Every so often I go through the CarComplaints.com error logs & watch for server abuse. The latest review found a few new players: Crystal Semantics, Grapeshot, Gigavenue & Mangoway.
CrystalSemantics
Crystal Semantics does after-the-fact contextual advertising. They crawl your pages after an ad is shown. Risky Internet covers this topic well:
Since we do not need a whole series of Ad crawlers making a business out of stealing bandwidth and each on their own reloading pages, the ONLY valid solution is that the seller of the ad-space (whether they are Google Ads or other) deliver the valid classification, since they are the first to crawl the page.No need to have a whole series of separate companies scrape off the same page, and adding more load to all sites, just to make their own business out of it.
Amen to that. Normally I wouldn’t mind so much, but in all their HTTP requests they’ve been accessing the path portion of the URL in all-lowercase. We use mixed case so they’ve been getting gazillion 404 Page Not Found errors. Probably sloppy coding somewhere between their ad agency partner & their service — but after months of 404 errors, they’ve had plenty of opportunity to discover the problem through self-monitoring & fix it.
Grapeshot
Basically a repeat of above, except they apparently & rather arrogantly don’t comply with robots.txt. Not quite as many 404 errors as Crystal Semantics had, but I don’t agree with the whole post-ad-serving contextual value added crawl business model.
Gigavenue
Evil. They’re crawling the site like crazy from multiple IPs but don’t use a unique user-agent. Zero information about their crawler. Emails to all three email addresses listed on gigavenue.com bounce (info@gigavenue.com, info@arcscale.com, noc@arcscale.com). I tried contacting Adam D. Binder via LinkedIn & we’ll see how it goes.

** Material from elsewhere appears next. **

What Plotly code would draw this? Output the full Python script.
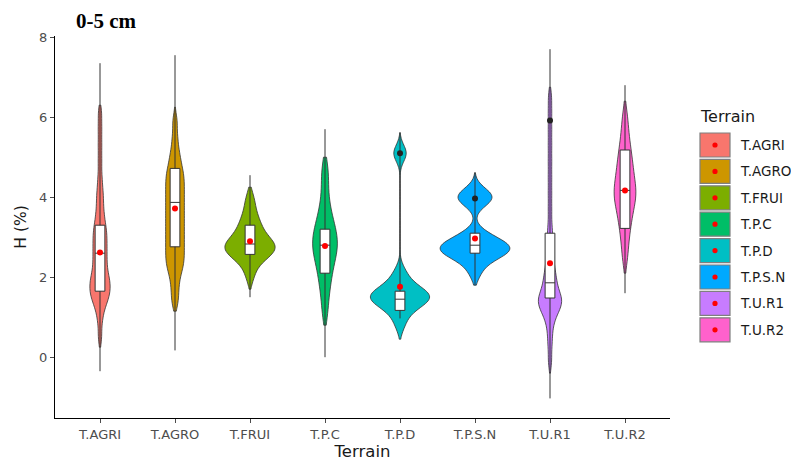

So the changes to robots.txt:
User-agent: crystalsemantics Disallow: / User-agent: grapeshot Disallow: /
Gigavenue doesn’t publish robots.txt info so your guess is as good as mine what robots.txt useragent to use for them.

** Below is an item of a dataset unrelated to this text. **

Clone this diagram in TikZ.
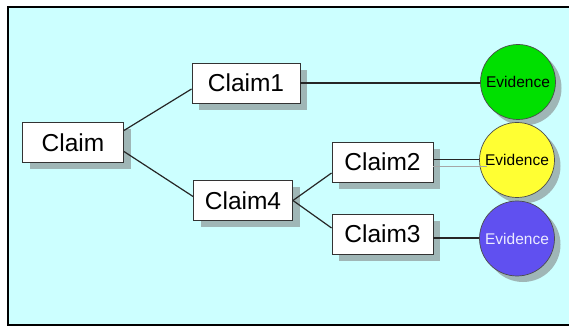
\documentclass[tikz,border=0pt]{standalone}
\usepackage{fontspec}
\setmainfont{Liberation Sans}
\usetikzlibrary{shadows}
\definecolor{panel}{HTML}{CCFFFF}
\definecolor{shade}{HTML}{9FB6B6}
\definecolor{evgreen}{HTML}{00E000}
\definecolor{evyellow}{HTML}{FFFF33}
\definecolor{evblue}{HTML}{6050F0}
\tikzset{
  claimbox/.style={draw=black!80, line width=0.9pt, fill=white,
    minimum width=101pt, minimum height=40pt, inner sep=0pt,
    font=\fontsize{24.5}{24.5}\selectfont,
    drop shadow={shadow xshift=7pt, shadow yshift=-7pt, fill=shade, opacity=1}},
  evidence/.style={circle, draw=black!70, line width=0.7pt,
    minimum size=75pt, inner sep=0pt,
    font=\fontsize{15.5}{15.5}\selectfont,
    drop shadow={shadow xshift=6pt, shadow yshift=-6pt, fill=shade, opacity=1}},
  link/.style={draw=black!85, line width=1.2pt}
}
\begin{document}
\begin{tikzpicture}[x=1pt, y=-1pt]
  \useasboundingbox (0,0) rectangle (569,328);
  % panel with frame
  \fill[shade] (11,10) rectangle (575,328);
  \filldraw[fill=panel, draw=black, line width=1.5pt] (8,7) rectangle (575,325);

  % claims
  \node[claimbox] (c0) at (73,142.5) {Claim};
  \node[claimbox, minimum width=108pt] (c1) at (246,83) {Claim1};
  \node[claimbox, minimum width=99pt] (c4) at (243,200.5) {Claim4};
  \node[claimbox] (c2) at (382.5,162) {Claim2};
  \node[claimbox] (c3) at (382.5,234) {Claim3};

  % evidence
  \node[evidence, fill=evgreen] (e1) at (518,82) {Evidence};
  \node[evidence, fill=evyellow] (e2) at (517,160) {Evidence};
  \node[evidence, fill=evblue, text=white!92!blue] (e3) at (517,238.5) {Evidence};

  % connectors
  \draw[link] ([yshift=12pt]c0.east) -- ([yshift=-6pt]c1.west);
  \draw[link] ([yshift=-9pt]c0.east) -- ([yshift=4pt]c4.west);
  \draw[link] (c4.east) -- ([yshift=-11pt]c2.west);
  \draw[link] (c4.east) -- ([yshift=6pt]c3.west);
  \draw[link] (c1.east) -- (c1.east -| e1.west);
  \coordinate (c2out) at ([yshift=2.5pt]c2.east);
  \draw[link] (c2out) -- (c2out -| e2.west);
  \coordinate (c3out) at ([yshift=-4pt]c3.east);
  \draw[link] (c3out) -- (c3out -| e3.west);
  \coordinate (gs) at (487,166.7);
  \draw[black!35, line width=0.8pt] ([yshift=-4.7pt]c2.east) -- (gs);
\end{tikzpicture}
\end{document}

For good measure, ban them in .htaccess too:
RewriteEngine On RewriteCond %{HTTP_USER_AGENT} (Ruby|proximic|CrystalSemanticsBot|GrapeshotCrawler|Mangoway) [NC,OR] RewriteCond %{REMOTE_ADDR} ^(208\.78\.85|208\.66\.97|208\.66\.100) RewriteRule !^robots\.txt - [F]

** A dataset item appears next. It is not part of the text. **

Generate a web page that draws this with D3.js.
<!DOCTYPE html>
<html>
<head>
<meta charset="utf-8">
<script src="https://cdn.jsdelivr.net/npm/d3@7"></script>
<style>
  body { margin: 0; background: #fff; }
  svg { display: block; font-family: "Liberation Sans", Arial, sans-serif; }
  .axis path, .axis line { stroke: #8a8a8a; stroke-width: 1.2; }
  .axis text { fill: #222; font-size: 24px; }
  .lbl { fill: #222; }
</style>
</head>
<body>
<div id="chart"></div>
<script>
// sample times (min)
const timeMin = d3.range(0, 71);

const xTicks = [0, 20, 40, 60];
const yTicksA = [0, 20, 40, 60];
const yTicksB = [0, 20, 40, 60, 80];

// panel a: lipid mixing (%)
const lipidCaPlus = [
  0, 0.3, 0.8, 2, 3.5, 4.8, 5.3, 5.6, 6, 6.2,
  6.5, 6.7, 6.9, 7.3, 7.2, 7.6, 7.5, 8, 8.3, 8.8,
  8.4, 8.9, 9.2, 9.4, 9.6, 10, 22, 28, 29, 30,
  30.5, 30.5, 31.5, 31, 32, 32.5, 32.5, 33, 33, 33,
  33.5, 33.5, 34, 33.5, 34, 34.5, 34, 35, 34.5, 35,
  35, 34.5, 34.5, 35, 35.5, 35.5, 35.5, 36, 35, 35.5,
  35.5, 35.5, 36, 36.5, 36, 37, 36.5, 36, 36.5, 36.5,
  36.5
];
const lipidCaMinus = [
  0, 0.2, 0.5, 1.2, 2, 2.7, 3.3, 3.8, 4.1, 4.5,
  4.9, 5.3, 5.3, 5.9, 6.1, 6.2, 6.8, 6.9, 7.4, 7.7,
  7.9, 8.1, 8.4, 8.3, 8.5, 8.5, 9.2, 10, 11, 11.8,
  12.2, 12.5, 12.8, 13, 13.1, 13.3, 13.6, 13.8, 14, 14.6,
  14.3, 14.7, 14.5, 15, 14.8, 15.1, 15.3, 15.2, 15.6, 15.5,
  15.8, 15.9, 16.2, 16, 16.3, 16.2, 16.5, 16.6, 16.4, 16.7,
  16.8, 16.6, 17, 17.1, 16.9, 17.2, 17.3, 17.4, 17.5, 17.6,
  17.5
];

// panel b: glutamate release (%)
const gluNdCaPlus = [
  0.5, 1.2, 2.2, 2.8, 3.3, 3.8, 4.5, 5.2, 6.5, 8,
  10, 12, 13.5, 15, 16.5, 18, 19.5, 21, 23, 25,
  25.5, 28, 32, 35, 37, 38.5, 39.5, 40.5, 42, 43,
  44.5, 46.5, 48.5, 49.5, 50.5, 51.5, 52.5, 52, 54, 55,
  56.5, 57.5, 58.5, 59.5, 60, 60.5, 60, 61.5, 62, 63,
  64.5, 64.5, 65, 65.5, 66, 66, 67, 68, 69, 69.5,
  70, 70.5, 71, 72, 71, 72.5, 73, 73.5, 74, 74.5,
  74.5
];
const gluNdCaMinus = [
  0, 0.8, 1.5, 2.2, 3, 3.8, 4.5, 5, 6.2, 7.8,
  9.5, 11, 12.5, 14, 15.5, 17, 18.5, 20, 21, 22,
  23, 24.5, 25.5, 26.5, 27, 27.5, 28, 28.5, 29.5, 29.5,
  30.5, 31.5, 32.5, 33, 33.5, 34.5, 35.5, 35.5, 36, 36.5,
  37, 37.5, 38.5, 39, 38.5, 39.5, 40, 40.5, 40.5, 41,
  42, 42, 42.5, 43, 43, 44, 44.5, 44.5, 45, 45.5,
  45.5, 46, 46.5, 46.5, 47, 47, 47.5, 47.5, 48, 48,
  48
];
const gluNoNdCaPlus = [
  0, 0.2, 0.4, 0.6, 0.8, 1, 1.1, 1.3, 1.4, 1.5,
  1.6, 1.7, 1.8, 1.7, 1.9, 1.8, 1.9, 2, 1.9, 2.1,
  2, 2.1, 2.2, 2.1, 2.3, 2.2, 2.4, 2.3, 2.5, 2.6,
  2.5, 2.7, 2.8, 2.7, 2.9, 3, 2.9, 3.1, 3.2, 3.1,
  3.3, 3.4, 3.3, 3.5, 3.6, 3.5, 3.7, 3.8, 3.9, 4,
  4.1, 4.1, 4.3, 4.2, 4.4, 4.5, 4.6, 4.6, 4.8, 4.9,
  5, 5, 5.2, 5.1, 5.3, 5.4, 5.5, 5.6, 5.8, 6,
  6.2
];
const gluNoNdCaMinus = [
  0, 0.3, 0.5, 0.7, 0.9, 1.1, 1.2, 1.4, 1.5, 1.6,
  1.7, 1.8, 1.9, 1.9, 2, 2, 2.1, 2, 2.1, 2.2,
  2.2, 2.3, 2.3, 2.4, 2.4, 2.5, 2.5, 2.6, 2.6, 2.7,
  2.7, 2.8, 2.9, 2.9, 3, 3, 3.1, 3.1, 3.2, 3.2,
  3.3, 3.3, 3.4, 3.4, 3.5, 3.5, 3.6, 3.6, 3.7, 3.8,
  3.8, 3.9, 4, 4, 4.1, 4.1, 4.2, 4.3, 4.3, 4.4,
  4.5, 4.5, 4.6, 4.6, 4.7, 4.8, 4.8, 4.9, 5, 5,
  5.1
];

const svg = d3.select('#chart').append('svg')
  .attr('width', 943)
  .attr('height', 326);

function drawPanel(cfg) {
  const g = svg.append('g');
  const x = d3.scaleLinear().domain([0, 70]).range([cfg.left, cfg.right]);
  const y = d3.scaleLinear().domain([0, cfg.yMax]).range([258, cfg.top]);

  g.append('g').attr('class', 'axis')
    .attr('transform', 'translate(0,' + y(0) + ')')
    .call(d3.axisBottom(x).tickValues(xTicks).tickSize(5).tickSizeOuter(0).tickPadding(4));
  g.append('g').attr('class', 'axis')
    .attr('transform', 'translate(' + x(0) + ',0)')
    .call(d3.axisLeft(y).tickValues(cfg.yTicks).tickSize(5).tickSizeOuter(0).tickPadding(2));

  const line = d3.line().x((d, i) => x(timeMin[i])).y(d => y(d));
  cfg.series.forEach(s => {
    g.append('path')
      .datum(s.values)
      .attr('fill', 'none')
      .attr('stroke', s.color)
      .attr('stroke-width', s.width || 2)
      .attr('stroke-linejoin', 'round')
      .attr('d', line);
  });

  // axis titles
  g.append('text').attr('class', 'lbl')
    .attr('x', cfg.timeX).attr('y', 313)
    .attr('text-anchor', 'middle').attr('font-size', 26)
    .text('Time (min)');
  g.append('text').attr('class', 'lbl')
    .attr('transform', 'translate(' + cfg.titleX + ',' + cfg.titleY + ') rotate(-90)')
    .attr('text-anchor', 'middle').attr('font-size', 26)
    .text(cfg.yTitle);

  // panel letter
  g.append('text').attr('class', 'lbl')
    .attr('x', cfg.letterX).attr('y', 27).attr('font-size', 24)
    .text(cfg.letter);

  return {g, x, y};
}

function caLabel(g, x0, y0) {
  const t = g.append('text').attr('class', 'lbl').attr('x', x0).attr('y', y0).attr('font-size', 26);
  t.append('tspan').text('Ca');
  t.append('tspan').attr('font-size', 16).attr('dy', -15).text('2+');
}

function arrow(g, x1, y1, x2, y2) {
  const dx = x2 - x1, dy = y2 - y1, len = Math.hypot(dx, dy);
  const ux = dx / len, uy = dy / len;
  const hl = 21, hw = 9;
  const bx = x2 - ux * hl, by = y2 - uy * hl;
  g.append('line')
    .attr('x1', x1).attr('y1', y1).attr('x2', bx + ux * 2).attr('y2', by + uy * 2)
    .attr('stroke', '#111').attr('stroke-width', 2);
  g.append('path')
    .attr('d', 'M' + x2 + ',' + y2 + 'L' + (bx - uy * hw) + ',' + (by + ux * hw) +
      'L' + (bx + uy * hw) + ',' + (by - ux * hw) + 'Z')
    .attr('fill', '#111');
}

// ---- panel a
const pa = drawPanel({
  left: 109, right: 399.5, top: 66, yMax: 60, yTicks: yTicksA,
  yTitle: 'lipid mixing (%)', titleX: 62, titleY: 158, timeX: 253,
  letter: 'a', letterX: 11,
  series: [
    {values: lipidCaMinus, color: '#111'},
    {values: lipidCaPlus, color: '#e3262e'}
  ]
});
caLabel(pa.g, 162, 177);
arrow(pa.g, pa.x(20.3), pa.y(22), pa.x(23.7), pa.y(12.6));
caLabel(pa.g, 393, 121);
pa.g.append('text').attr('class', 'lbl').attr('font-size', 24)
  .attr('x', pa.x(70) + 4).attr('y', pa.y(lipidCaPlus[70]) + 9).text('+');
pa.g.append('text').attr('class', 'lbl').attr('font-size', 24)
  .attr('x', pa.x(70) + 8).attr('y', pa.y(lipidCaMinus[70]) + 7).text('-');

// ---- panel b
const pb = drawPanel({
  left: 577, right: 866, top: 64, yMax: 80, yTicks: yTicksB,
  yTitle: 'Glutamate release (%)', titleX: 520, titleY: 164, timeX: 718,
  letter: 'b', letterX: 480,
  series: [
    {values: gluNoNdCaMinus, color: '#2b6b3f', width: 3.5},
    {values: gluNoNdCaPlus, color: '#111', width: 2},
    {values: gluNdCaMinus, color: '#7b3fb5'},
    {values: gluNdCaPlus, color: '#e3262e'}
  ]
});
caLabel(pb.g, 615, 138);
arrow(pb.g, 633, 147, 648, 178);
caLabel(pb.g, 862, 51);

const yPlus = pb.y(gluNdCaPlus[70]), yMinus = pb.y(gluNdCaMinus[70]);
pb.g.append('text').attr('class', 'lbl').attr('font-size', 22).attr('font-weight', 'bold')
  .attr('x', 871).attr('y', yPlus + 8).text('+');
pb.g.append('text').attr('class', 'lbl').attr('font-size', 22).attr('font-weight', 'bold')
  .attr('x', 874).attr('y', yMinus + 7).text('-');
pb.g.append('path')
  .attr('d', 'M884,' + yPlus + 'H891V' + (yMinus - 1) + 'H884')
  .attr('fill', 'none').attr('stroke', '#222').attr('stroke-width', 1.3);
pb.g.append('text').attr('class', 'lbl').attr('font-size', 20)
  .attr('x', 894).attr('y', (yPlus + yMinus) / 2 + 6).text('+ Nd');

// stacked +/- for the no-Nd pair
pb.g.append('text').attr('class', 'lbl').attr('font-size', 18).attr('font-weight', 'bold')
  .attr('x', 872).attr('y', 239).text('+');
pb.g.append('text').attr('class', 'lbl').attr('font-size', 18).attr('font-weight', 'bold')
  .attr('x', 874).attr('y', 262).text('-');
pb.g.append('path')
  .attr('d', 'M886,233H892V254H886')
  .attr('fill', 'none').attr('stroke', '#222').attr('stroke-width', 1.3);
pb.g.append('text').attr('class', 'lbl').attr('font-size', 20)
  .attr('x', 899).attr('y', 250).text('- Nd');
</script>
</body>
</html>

This bans them by UserAgent for the better-behaved crawlers that have one, and by IP for the evil services that don’t, & sends them all to a 403 Forbidden response, except they can access robots.txt to find out the nice way they are disallowed from crawling the site.
NOTE: These IPs in the example code are now several years old & probably aren’t correct anymore. They are only meant to serve as an example of how to ban these & similar services, if you choose to do that.